I will be buying a back rack for my truck and was wondering if I have to buy a $45 bracket to mount my fedral mini bar ?

or should I just keep it on the roof

http://www.fedsig.com/products/index.php?id=141


----------



## KL&M Snow Div. (Jan 2, 2009)

I'm sure it wouldn't be too terribly hard to fab up something to mount it on the rack. Although I would just buy the mount and not worry about it.


----------



## Dissociative (Feb 28, 2007)

roof IMO..............


----------



## F350plowing (Oct 11, 2009)

it would look better if you put it on the rack


----------



## Mark13 (Dec 3, 2006)

I drilled holes thru the top bar of my backrack, bolted a steel plate to that which was the same size as the bottom of my lightbar, then bolted my lightbar to the steel plate. Been there for 3yrs with no problems.

Not the best picture.


----------



## blk90s13 (Sep 1, 2005)

thats the answer I wanted to hear Mark thanks thats what i will do then I dont see how can I pay $45 for a piece of metal that in the end wont fit my light bar perfect anyway 


thanks I will just end up making my own bracket


----------



## Pirsch (Jun 1, 2007)

Your choice if you want to Perm mount it or keep with the magnets. IF your going to keep the light on your truck and keep the backrack on it... Do like Mark13 did... now if you want to keep it Mag Mount and there's a chance of taking the rack off the truck... Roof it. Keep the mags just be careful and make sure you put the bar on before the weather hits or you SOL on having a light.


----------



## Elite Property Services (Oct 28, 2008)

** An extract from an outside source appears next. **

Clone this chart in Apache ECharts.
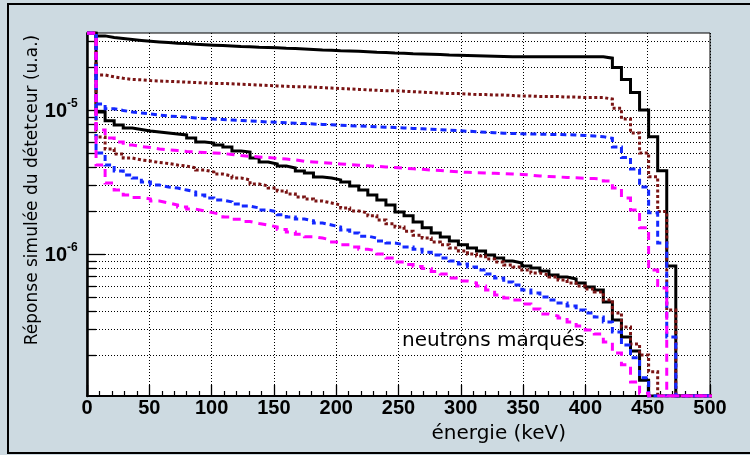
<!DOCTYPE html>
<html>
<head>
<meta charset="utf-8">
<script src="https://cdn.jsdelivr.net/npm/echarts@6/dist/echarts.min.js"></script>
<style>
  html, body { margin: 0; padding: 0; background: #cddae1; }
  #chart { width: 750px; height: 455px; }
</style>
</head>
<body>
<div id="chart"></div>
<script>
// ---- axis / binning ----
const BIN_WIDTH = 7.27;            // keV per histogram bin
const X_MIN = 0, X_MAX = 500, X_INTERVAL = 50;
const Y_MIN = 1.0325e-7, Y_MAX = 3.4244e-5;
const yGridValues = [2e-7,3e-7,4e-7,5e-7,6e-7,7e-7,8e-7,9e-7,
                     1e-6,2e-6,3e-6,4e-6,5e-6,6e-6,7e-6,8e-6,9e-6,
                     1e-5,2e-5,3e-5];
const yMajorValues = [1e-6, 1e-5];
const yLabelValues = [1e-6, 1e-5];
const yLabelExponents = ['-6', '-5'];

// ---- histogram contents (one value per bin, from 0 keV) ----
const upperBlack = [3.42e-5,3.27e-5,3.19e-5,3.14e-5,3.09e-5,3.04e-5,3.00e-5,2.97e-5,2.94e-5,2.91e-5,
  2.89e-5,2.86e-5,2.84e-5,2.82e-5,2.80e-5,2.78e-5,2.76e-5,2.75e-5,2.73e-5,2.72e-5,
  2.70e-5,2.68e-5,2.67e-5,2.65e-5,2.63e-5,2.61e-5,2.60e-5,2.58e-5,2.57e-5,2.56e-5,
  2.54e-5,2.52e-5,2.51e-5,2.49e-5,2.48e-5,2.46e-5,2.45e-5,2.44e-5,2.43e-5,2.41e-5,
  2.40e-5,2.39e-5,2.38e-5,2.37e-5,2.36e-5,2.35e-5,2.34e-5,2.34e-5,2.34e-5,2.34e-5,
  2.34e-5,2.34e-5,2.34e-5,2.34e-5,2.34e-5,2.34e-5,2.34e-5,2.29e-5,1.97e-5,1.63e-5,
  1.32e-5,1.00e-5,6.53e-6,3.79e-6,8.25e-7,0,0,0,0];
const lowerBlack = [3.42e-5,9.69e-6,8.43e-6,7.87e-6,7.50e-6,7.32e-6,7.15e-6,7.03e-6,6.92e-6,6.81e-6,
  6.71e-6,6.39e-6,6.00e-6,5.90e-6,5.71e-6,5.53e-6,5.19e-6,5.11e-6,4.64e-6,4.35e-6,
  4.22e-6,4.08e-6,3.96e-6,3.77e-6,3.65e-6,3.43e-6,3.37e-6,3.27e-6,3.16e-6,2.97e-6,
  2.78e-6,2.57e-6,2.37e-6,2.19e-6,1.96e-6,1.84e-6,1.67e-6,1.52e-6,1.40e-6,1.31e-6,
  1.23e-6,1.16e-6,1.10e-6,1.05e-6,9.84e-7,9.38e-7,8.94e-7,8.66e-7,8.25e-7,7.99e-7,
  7.62e-7,7.15e-7,6.92e-7,6.71e-7,6.29e-7,5.90e-7,5.62e-7,4.64e-7,3.48e-7,2.65e-7,
  2.12e-7,1.33e-7,0,0,0,0,0,0,0];
const upperBrown = [3.42e-5,1.75e-5,1.70e-5,1.66e-5,1.63e-5,1.62e-5,1.60e-5,1.59e-5,1.58e-5,1.57e-5,
  1.56e-5,1.55e-5,1.54e-5,1.53e-5,1.53e-5,1.52e-5,1.51e-5,1.50e-5,1.49e-5,1.48e-5,
  1.47e-5,1.46e-5,1.45e-5,1.45e-5,1.44e-5,1.43e-5,1.42e-5,1.41e-5,1.40e-5,1.39e-5,
  1.38e-5,1.37e-5,1.36e-5,1.36e-5,1.35e-5,1.34e-5,1.33e-5,1.32e-5,1.31e-5,1.30e-5,
  1.30e-5,1.29e-5,1.28e-5,1.28e-5,1.27e-5,1.27e-5,1.26e-5,1.25e-5,1.25e-5,1.24e-5,
  1.24e-5,1.24e-5,1.23e-5,1.23e-5,1.22e-5,1.22e-5,1.22e-5,1.19e-5,1.03e-5,8.66e-6,
  6.92e-6,5.03e-6,3.44e-6,1.97e-6,4.08e-7,0,0,0,0];
const lowerBrown = [3.42e-5,6.49e-6,5.36e-6,4.95e-6,4.64e-6,4.50e-6,4.42e-6,4.32e-6,4.25e-6,4.15e-6,
  4.08e-6,3.96e-6,3.83e-6,3.71e-6,3.59e-6,3.48e-6,3.37e-6,3.27e-6,3.06e-6,2.97e-6,
  2.87e-6,2.74e-6,2.61e-6,2.49e-6,2.41e-6,2.33e-6,2.26e-6,2.19e-6,2.09e-6,1.99e-6,
  1.93e-6,1.84e-6,1.72e-6,1.62e-6,1.54e-6,1.44e-6,1.35e-6,1.29e-6,1.21e-6,1.16e-6,
  1.10e-6,1.05e-6,1.00e-6,9.68e-7,9.23e-7,8.80e-7,8.39e-7,8.12e-7,7.74e-7,7.38e-7,
  7.15e-7,6.92e-7,6.60e-7,6.29e-7,6.00e-7,5.71e-7,5.45e-7,4.79e-7,3.89e-7,3.11e-7,
  2.37e-7,1.99e-7,1.52e-7,0,0,0,0,0,0];
const upperBlue = [3.42e-5,1.10e-5,1.02e-5,9.92e-6,9.69e-6,9.53e-6,9.38e-6,9.23e-6,9.08e-6,8.99e-6,
  8.90e-6,8.80e-6,8.73e-6,8.66e-6,8.59e-6,8.52e-6,8.46e-6,8.39e-6,8.32e-6,8.25e-6,
  8.20e-6,8.15e-6,8.10e-6,8.05e-6,7.99e-6,7.94e-6,7.89e-6,7.84e-6,7.79e-6,7.74e-6,
  7.69e-6,7.64e-6,7.60e-6,7.55e-6,7.50e-6,7.45e-6,7.40e-6,7.36e-6,7.30e-6,7.24e-6,
  7.18e-6,7.12e-6,7.07e-6,7.01e-6,6.96e-6,6.90e-6,6.87e-6,6.83e-6,6.81e-6,6.79e-6,
  6.77e-6,6.75e-6,6.73e-6,6.71e-6,6.65e-6,6.60e-6,6.53e-6,6.36e-6,5.53e-6,4.68e-6,
  3.89e-6,2.92e-6,1.93e-6,1.19e-6,2.65e-7,0,0,0,0];
const lowerBlue = [3.42e-5,5.03e-6,4.15e-6,3.77e-6,3.54e-6,3.37e-6,3.16e-6,3.01e-6,2.92e-6,2.87e-6,
  2.78e-6,2.70e-6,2.57e-6,2.45e-6,2.37e-6,2.30e-6,2.22e-6,2.15e-6,2.09e-6,2.02e-6,
  1.96e-6,1.87e-6,1.81e-6,1.75e-6,1.70e-6,1.64e-6,1.59e-6,1.54e-6,1.47e-6,1.40e-6,
  1.33e-6,1.29e-6,1.23e-6,1.19e-6,1.16e-6,1.12e-6,1.08e-6,1.03e-6,9.84e-7,9.38e-7,
  8.94e-7,8.52e-7,8.12e-7,7.74e-7,7.26e-7,6.81e-7,6.39e-7,6.09e-7,5.62e-7,5.36e-7,
  5.03e-7,4.79e-7,4.57e-7,4.35e-7,4.08e-7,3.89e-7,3.65e-7,3.37e-7,2.87e-7,2.33e-7,
  1.90e-7,1.38e-7,0,0,0,0,0,0,0];
const upperMagenta = [3.42e-5,7.27e-6,6.39e-6,6.00e-6,5.71e-6,5.58e-6,5.49e-6,5.36e-6,5.28e-6,5.23e-6,
  5.15e-6,5.11e-6,5.07e-6,5.03e-6,4.99e-6,4.91e-6,4.83e-6,4.77e-6,4.72e-6,4.68e-6,
  4.62e-6,4.57e-6,4.50e-6,4.40e-6,4.35e-6,4.31e-6,4.27e-6,4.22e-6,4.18e-6,4.14e-6,
  4.10e-6,4.06e-6,4.02e-6,3.98e-6,3.94e-6,3.91e-6,3.87e-6,3.83e-6,3.80e-6,3.76e-6,
  3.72e-6,3.69e-6,3.67e-6,3.65e-6,3.63e-6,3.62e-6,3.59e-6,3.57e-6,3.53e-6,3.48e-6,
  3.45e-6,3.43e-6,3.40e-6,3.38e-6,3.36e-6,3.34e-6,3.32e-6,3.21e-6,2.87e-6,2.45e-6,
  2.02e-6,1.52e-6,7.74e-7,5.81e-7,0,0,0,0,0];
const lowerMagenta = [3.42e-5,4.15e-6,3.11e-6,2.78e-6,2.57e-6,2.47e-6,2.41e-6,2.33e-6,2.26e-6,2.19e-6,
  2.12e-6,2.05e-6,1.99e-6,1.93e-6,1.87e-6,1.81e-6,1.74e-6,1.68e-6,1.63e-6,1.59e-6,
  1.54e-6,1.48e-6,1.42e-6,1.37e-6,1.32e-6,1.29e-6,1.25e-6,1.21e-6,1.16e-6,1.12e-6,
  1.08e-6,1.05e-6,1.00e-6,9.38e-7,8.80e-7,8.46e-7,8.19e-7,7.93e-7,7.56e-7,7.26e-7,
  6.81e-7,6.49e-7,6.29e-7,6.00e-7,5.62e-7,5.19e-7,4.95e-7,4.79e-7,4.50e-7,4.15e-7,
  3.83e-7,3.71e-7,3.59e-7,3.37e-7,3.16e-7,2.97e-7,2.78e-7,2.45e-7,2.05e-7,1.70e-7,
  1.29e-7,1.08e-7,0,0,0,0,0,0,0];

// ---- styles ----
const BLACK = '#000000', BROWN = '#7a1414', BLUE = '#1428ff', MAGENTA = '#ff00ff';
const curves = [
  { data: upperBlack,   color: BLACK,   type: 'solid', width: 3 },
  { data: lowerBlack,   color: BLACK,   type: 'solid', width: 3 },
  { data: upperBrown,   color: BROWN,   type: [3, 2.5], width: 3 },
  { data: lowerBrown,   color: BROWN,   type: [3, 2.5], width: 3 },
  { data: upperBlue,    color: BLUE,    type: [6, 4], width: 3 },
  { data: lowerBlue,    color: BLUE,    type: [6, 4], width: 3 },
  { data: upperMagenta, color: MAGENTA, type: [8, 6], width: 3 },
  { data: lowerMagenta, color: MAGENTA, type: [8, 6], width: 3 }
];

function histData(values) {
  const pts = values.map((v, i) => [i * BIN_WIDTH, v > 0 ? v : Y_MIN]);
  const last = values[values.length - 1];
  pts.push([values.length * BIN_WIDTH, last > 0 ? last : Y_MIN]);
  return pts;
}

const chart = echarts.init(document.getElementById('chart'), null, { renderer: 'canvas' });

const lineSeries = curves.map(c => ({
  type: 'line',
  step: 'end',
  data: histData(c.data),
  symbol: 'none',
  clip: true,
  z: 3,
  lineStyle: { color: c.color, width: c.width, type: c.type, cap: 'butt', join: 'miter' },
  animation: false,
  silent: true
}));

const gridSeries = {
  type: 'custom',
  coordinateSystem: 'cartesian2d',
  data: yGridValues.map(v => [0, v, yMajorValues.indexOf(v) >= 0 ? 1 : 0]),
  z: 1,
  silent: true,
  clip: false,
  animation: false,
  renderItem: function (params, api) {
    const cs = params.coordSys;
    const y = Math.round(api.coord([0, api.value(1)])[1]) + 0.5;
    const major = api.value(2) === 1;
    return {
      type: 'group',
      children: [
        { type: 'line', shape: { x1: cs.x, y1: y, x2: cs.x + cs.width, y2: y },
          style: { stroke: '#000', lineWidth: 1, lineDash: [1, 2] } },
        { type: 'line', shape: { x1: cs.x, y1: y, x2: cs.x + (major ? 18 : 9), y2: y },
          style: { stroke: '#000', lineWidth: 1.3 } }
      ]
    };
  }
};

const labelSeries = {
  type: 'custom',
  coordinateSystem: 'cartesian2d',
  data: yLabelValues.map((v, i) => [0, v, i]),
  z: 5,
  silent: true,
  clip: false,
  animation: false,
  renderItem: function (params, api) {
    const cs = params.coordSys;
    const y = api.coord([0, api.value(1)])[1];
    const idx = api.value(2);
    return {
      type: 'group',
      children: [
        { type: 'text', x: cs.x - 20, y: y + 1,
          style: { text: '10', font: 'bold 20px "Liberation Sans", Arial, sans-serif',
                   fill: '#000', align: 'right', verticalAlign: 'middle' } },
        { type: 'text', x: cs.x - 20, y: y - 6,
          style: { text: yLabelExponents[idx], font: 'bold 12px "Liberation Sans", Arial, sans-serif',
                   fill: '#000', align: 'left', verticalAlign: 'middle' } }
      ]
    };
  }
};

chart.setOption({
  backgroundColor: '#cddae1',
  animation: false,
  grid: { left: 87, top: 33, right: 40, bottom: 59, show: true,
          backgroundColor: '#ffffff', borderColor: '#000', borderWidth: 1 },
  xAxis: {
    type: 'value', min: X_MIN, max: X_MAX, interval: X_INTERVAL,
    axisLine: { show: true, onZero: false, lineStyle: { color: '#000', width: 2 } },
    axisTick: { show: true, inside: true, length: 11, lineStyle: { color: '#000', width: 1.3 } },
    minorTick: { show: true, splitNumber: 5, length: 5, lineStyle: { color: '#000', width: 1.2 } },
    axisLabel: { color: '#000', fontSize: 20, fontWeight: 'bold',
                 fontFamily: '"Liberation Sans", Arial, sans-serif', margin: 2,
                 showMinLabel: true, showMaxLabel: true },
    splitLine: { show: true, lineStyle: { color: '#000', width: 1, type: [1, 2] } }
  },
  yAxis: {
    type: 'log', logBase: 10, min: Y_MIN, max: Y_MAX,
    axisLine: { show: true, lineStyle: { color: '#000', width: 2.5 } },
    axisTick: { show: false },
    axisLabel: { show: false },
    splitLine: { show: false },
    minorTick: { show: false }
  },
  graphic: [
    { type: 'rect', z: 100, silent: true,
      shape: { x: 8, y: 4, width: 800, height: 449 },
      style: { fill: 'none', stroke: '#000', lineWidth: 2 } },
    { type: 'text', z: 100, silent: true, x: 33, y: 190, rotation: Math.PI / 2,
      style: { text: 'Réponse simulée du détetceur (u.a.)', font: '17px "DejaVu Sans", sans-serif',
               fill: '#000', align: 'center', verticalAlign: 'middle' } },
    { type: 'text', z: 100, silent: true, x: 566, y: 434,
      style: { text: 'énergie (keV)', font: '20px "DejaVu Sans", sans-serif',
               fill: '#000', align: 'right', verticalAlign: 'middle' } },
    { type: 'text', z: 100, silent: true, x: 402, y: 341,
      style: { text: 'neutrons marqués', font: '20px "DejaVu Sans", sans-serif',
               fill: '#000', align: 'left', verticalAlign: 'middle' } }
  ],
  series: [gridSeries].concat(lineSeries).concat([labelSeries])
});
</script>
</body>
</html>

I built my own back rack welded a steel plate and put my sho me magnet mount led mini bar on plate works fine.


----------



## LUCKY 7 (Dec 9, 2008)

fireman89;840199 said:


> I built my own back rack welded a steel plate and put my sho me magnet mount led mini bar on plate works fine.


How fast have you driven with that mag mount?- Any problems with it staying put? I was thinking of doing the exact same thing.


----------



## Elite Property Services (Oct 28, 2008)

Truthfully I did it over the summer and have had no problems I like being able to remove easily if I have to.


----------